Harrington Receives Bush Foundation Fellowship

Mille Lacs Band member Bradley Harrington is one of 20 Minnesota community leaders, and four from out of state, to receive an annual fellowship from the prestigious Bush Foundation. The winners were selected out of nearly 500 applicants from Minnesota, North Dakota, South Dakota and 23 Native American nations in the three states. Each recipient will receive up to $100,000 to fund leadership opportunities and further their education and training.

Harrington has a vision to combine contemporary digital resources with traditional nature-based Anishinaabe culture. Harrington has not been known away from his past coming from a life of chemicals and crime, including two stints in prison. Serving his latest sentence in 2009 through 2012, he made the decision to change his path moving in a different direction as he began to seek knowledge of his ancestors and traditions. He started reading books, and studying his culture. When he was released in 2013, he began taking courses in community leadership and studying the Ojibwe language, culture, ceremonies ,and history.

Language is a critical component to traditional Anishinaabe lifestyle. Harrington’s vision is to integrate Ojibwe language into interactive apps that include speech recognition and artificial intelligence technology to further the learning process. His vision is geared for the young and also the young at heart who do not know life without a cellphone or device.

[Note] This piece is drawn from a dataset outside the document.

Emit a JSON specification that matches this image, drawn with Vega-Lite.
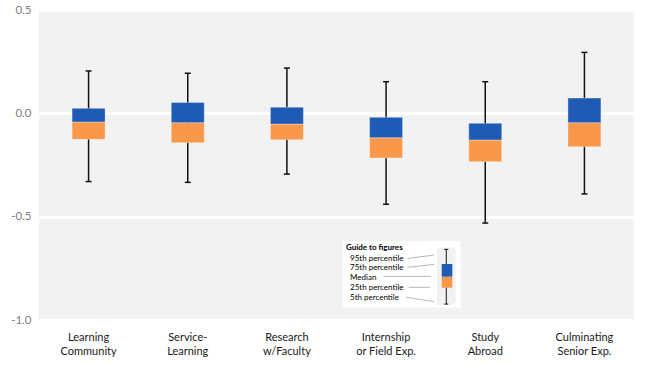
{
  "$schema": "https://vega.github.io/schema/vega-lite/v6.json",
  "width": 595,
  "height": 310,
  "autosize": {"type": "none"},
  "padding": {"left": 39, "top": 10, "right": 14, "bottom": 45},
  "background": "white",
  "config": {
    "view": {"fill": "#f2f2f2", "stroke": null},
    "font": "Lato",
    "axisY": {
      "grid": true, "gridColor": "white", "gridWidth": 3,
      "domain": false, "ticks": false, "labelColor": "#808080",
      "labelFontSize": 11.5, "labelPadding": 8, "title": null
    },
    "axisX": {
      "grid": false, "domain": false, "ticks": false, "labelAngle": 0,
      "labelColor": "#1a1a1a", "labelFontSize": 11, "labelPadding": 11,
      "labelLineHeight": 14.5, "title": null,
      "labelExpr": "split(datum.label, '|')"
    }
  },
  "datasets": {
    "boxes": [
      {"cat": "Learning|Community", "p5": -0.330, "q1": -0.126, "med": -0.042, "q3": 0.024, "p95": 0.205},
      {"cat": "Service-|Learning", "p5": -0.334, "q1": -0.142, "med": -0.045, "q3": 0.053, "p95": 0.194},
      {"cat": "Research|w/Faculty", "p5": -0.294, "q1": -0.128, "med": -0.052, "q3": 0.030, "p95": 0.219},
      {"cat": "Internship|or Field Exp.", "p5": -0.440, "q1": -0.216, "med": -0.118, "q3": -0.019, "p95": 0.153},
      {"cat": "Study|Abroad", "p5": -0.531, "q1": -0.234, "med": -0.129, "q3": -0.048, "p95": 0.153},
      {"cat": "Culminating|Senior Exp.", "p5": -0.390, "q1": -0.162, "med": -0.045, "q3": 0.074, "p95": 0.295}
    ],
    "guideTitle": [
      {"t": "Guide to figures", "gx": 3.095, "gy": -0.653}
    ],
    "guideText": [
      {"t": "95th percentile", "gx": 3.136, "gy": -0.705},
      {"t": "75th percentile", "gx": 3.136, "gy": -0.750},
      {"t": "Median", "gx": 3.136, "gy": -0.798},
      {"t": "25th percentile", "gx": 3.136, "gy": -0.847},
      {"t": "5th percentile", "gx": 3.136, "gy": -0.892}
    ],
    "guideLines": [
      {"x1": 3.718, "y1": -0.702, "x2": 3.983, "y2": -0.686},
      {"x1": 3.718, "y1": -0.745, "x2": 3.983, "y2": -0.731},
      {"x1": 3.472, "y1": -0.789, "x2": 3.950, "y2": -0.789},
      {"x1": 3.728, "y1": -0.842, "x2": 3.943, "y2": -0.842},
      {"x1": 3.701, "y1": -0.890, "x2": 3.983, "y2": -0.911}
    ],
    "guideBox": [
      {"gx": 4.107, "gx1": 4.061, "gx2": 4.168, "p5": -0.923, "q1": -0.844, "med": -0.790, "q3": -0.729, "p95": -0.658}
    ],
    "guidePanels": [
      {"part": "frame", "x1": 3.062, "x2": 4.252, "y1": -0.618, "y2": -0.940},
      {"part": "bg", "x1": 4.013, "x2": 4.202, "y1": -0.650, "y2": -0.927}
    ]
  },
  "resolve": {"scale": {"x": "independent"}},
  "layer": [
    {
      "data": {"name": "boxes"},
      "encoding": {
        "x": {"field": "cat", "type": "nominal", "sort": null, "scale": {"paddingInner": 0, "paddingOuter": 0}}
      },
      "layer": [
        {
          "mark": {"type": "rule", "color": "#111111", "strokeWidth": 1.5},
          "encoding": {
            "y": {"field": "p5", "type": "quantitative", "scale": {"domain": [-1, 0.5], "nice": false, "zero": false}, "title": null,
              "axis": {"values": [-1, -0.5, 0, 0.5], "labelExpr": "replace(format(datum.value, '.1f'), '\u2212', '-')"}},
            "y2": {"field": "p95"}
          }
        },
        {
          "mark": {"type": "tick", "orient": "horizontal", "size": 6, "thickness": 1.5, "color": "#111111", "opacity": 1},
          "encoding": {"y": {"field": "p5", "type": "quantitative", "title": null}}
        },
        {
          "mark": {"type": "tick", "orient": "horizontal", "size": 6, "thickness": 1.5, "color": "#111111", "opacity": 1},
          "encoding": {"y": {"field": "p95", "type": "quantitative", "title": null}}
        },
        {
          "mark": {"type": "bar", "width": 33, "color": "#f9984a", "stroke": "#ffffff", "strokeOpacity": 0.35, "strokeWidth": 1},
          "encoding": {"y": {"field": "q1", "type": "quantitative", "title": null}, "y2": {"field": "med"}}
        },
        {
          "mark": {"type": "bar", "width": 33, "color": "#1f5bb5", "stroke": "#ffffff", "strokeOpacity": 0.35, "strokeWidth": 1},
          "encoding": {"y": {"field": "med", "type": "quantitative", "title": null}, "y2": {"field": "q3"}}
        }
      ]
    },
    {
      "layer": [
        {
          "data": {"name": "guidePanels"},
          "mark": {"type": "rect"},
          "encoding": {
            "x": {"field": "x1", "type": "quantitative", "scale": {"domain": [0, 6], "nice": false, "zero": false}, "axis": null},
            "x2": {"field": "x2"},
            "y": {"field": "y1", "type": "quantitative", "title": null},
            "y2": {"field": "y2"},
            "color": {"field": "part", "type": "nominal", "scale": {"domain": ["frame", "bg"], "range": ["#ffffff", "#f2f2f2"]}, "legend": null}
          }
        },
        {
          "data": {"name": "guideLines"},
          "mark": {"type": "rule", "color": "#b8b8b8", "strokeWidth": 1},
          "encoding": {
            "x": {"field": "x1", "type": "quantitative"},
            "x2": {"field": "x2"},
            "y": {"field": "y1", "type": "quantitative", "title": null},
            "y2": {"field": "y2"}
          }
        },
        {
          "data": {"name": "guideTitle"},
          "mark": {"type": "text", "align": "left", "baseline": "middle", "fontSize": 8, "fontWeight": "bold", "color": "#000000"},
          "encoding": {
            "x": {"field": "gx", "type": "quantitative"},
            "y": {"field": "gy", "type": "quantitative", "title": null},
            "text": {"field": "t"}
          }
        },
        {
          "data": {"name": "guideText"},
          "mark": {"type": "text", "align": "left", "baseline": "middle", "fontSize": 8, "color": "#000000"},
          "encoding": {
            "x": {"field": "gx", "type": "quantitative"},
            "y": {"field": "gy", "type": "quantitative", "title": null},
            "text": {"field": "t"}
          }
        },
        {
          "data": {"name": "guideBox"},
          "layer": [
            {
              "mark": {"type": "rule", "color": "#111111", "strokeWidth": 1},
              "encoding": {
                "x": {"field": "gx", "type": "quantitative"},
                "y": {"field": "p5", "type": "quantitative", "title": null},
                "y2": {"field": "p95"}
              }
            },
            {
              "mark": {"type": "tick", "orient": "horizontal", "size": 4, "thickness": 1, "color": "#111111", "opacity": 1},
              "encoding": {
                "x": {"field": "gx", "type": "quantitative"},
                "y": {"field": "p5", "type": "quantitative", "title": null}
              }
            },
            {
              "mark": {"type": "tick", "orient": "horizontal", "size": 4, "thickness": 1, "color": "#111111", "opacity": 1},
              "encoding": {
                "x": {"field": "gx", "type": "quantitative"},
                "y": {"field": "p95", "type": "quantitative", "title": null}
              }
            },
            {
              "mark": {"type": "rect", "color": "#f9984a"},
              "encoding": {
                "x": {"field": "gx1", "type": "quantitative"},
                "x2": {"field": "gx2"},
                "y": {"field": "q1", "type": "quantitative", "title": null},
                "y2": {"field": "med"}
              }
            },
            {
              "mark": {"type": "rect", "color": "#1f5bb5"},
              "encoding": {
                "x": {"field": "gx1", "type": "quantitative"},
                "x2": {"field": "gx2"},
                "y": {"field": "med", "type": "quantitative", "title": null},
                "y2": {"field": "q3"}
              }
            }
          ]
        }
      ]
    }
  ]
}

“Technological resources for culture will need to compete with what’s out there for the contemporary society,” Harrington said. “If we follow our spirits, learn with the news apps on our own time, we will get creative and share with each other.”

Harrington said he is humbled to know there is an organization such as the Bush Foundation who is willing to give resources to “somebody like me who grew up on a reservation, spent time in prison and jail, has been chemically dependent and gone through treatment, but yet they see something in me that maybe I don’t see yet and help me lift myself up higher and to be able to build others up also.”

He said he missed some points in his life, like getting a college education, and he has plans to further his own schooling with help from the Bush Foundation fellowship. He also has a vision to trace the migration story from Mille Lacs to the east coast and gather the story of how the Anishinaabe got here to better understand where Ojibwe people came from in order to share his knowledge with others.

Other Minnesotans who received the fellowships were Kaltun Abdikarani, New Brighton; Jaime Arsenault, Bemidji; Rose Chu, Little Canada; Prince Corbett, St. Paul; Comfort Dondo, Plymouth; Saymoukda Duangphouxay Vongsay, St. Paul; Rebekah Dunlap, Esko; Mike Elliott, Brooklyn Center; Devon Gilchrist, Minneapolis; Emilia Gonzalez Avalos, Richfield; Abdiaziz Ibrahim, St. Paul; Rania Johnson, Woodbury; Ifrah Mansour, Woodbury; Hoang Murphy, St. Paul; Rahel Nardos, St. Louis Park; Shirley Nordrum, LaPorte; Artika Tyner, St. Paul; Pahoua Yang, Cottage Grove; and Pang Yang, New Hope. Out of state fellowship recipients include Tashina Banks Rama, Pine Ridge, S.D.; Erin Griffin, Sisseton, S.D.; Janice Richards, Porcupine, S.D.; and Lori Walsh, Sioux Falls.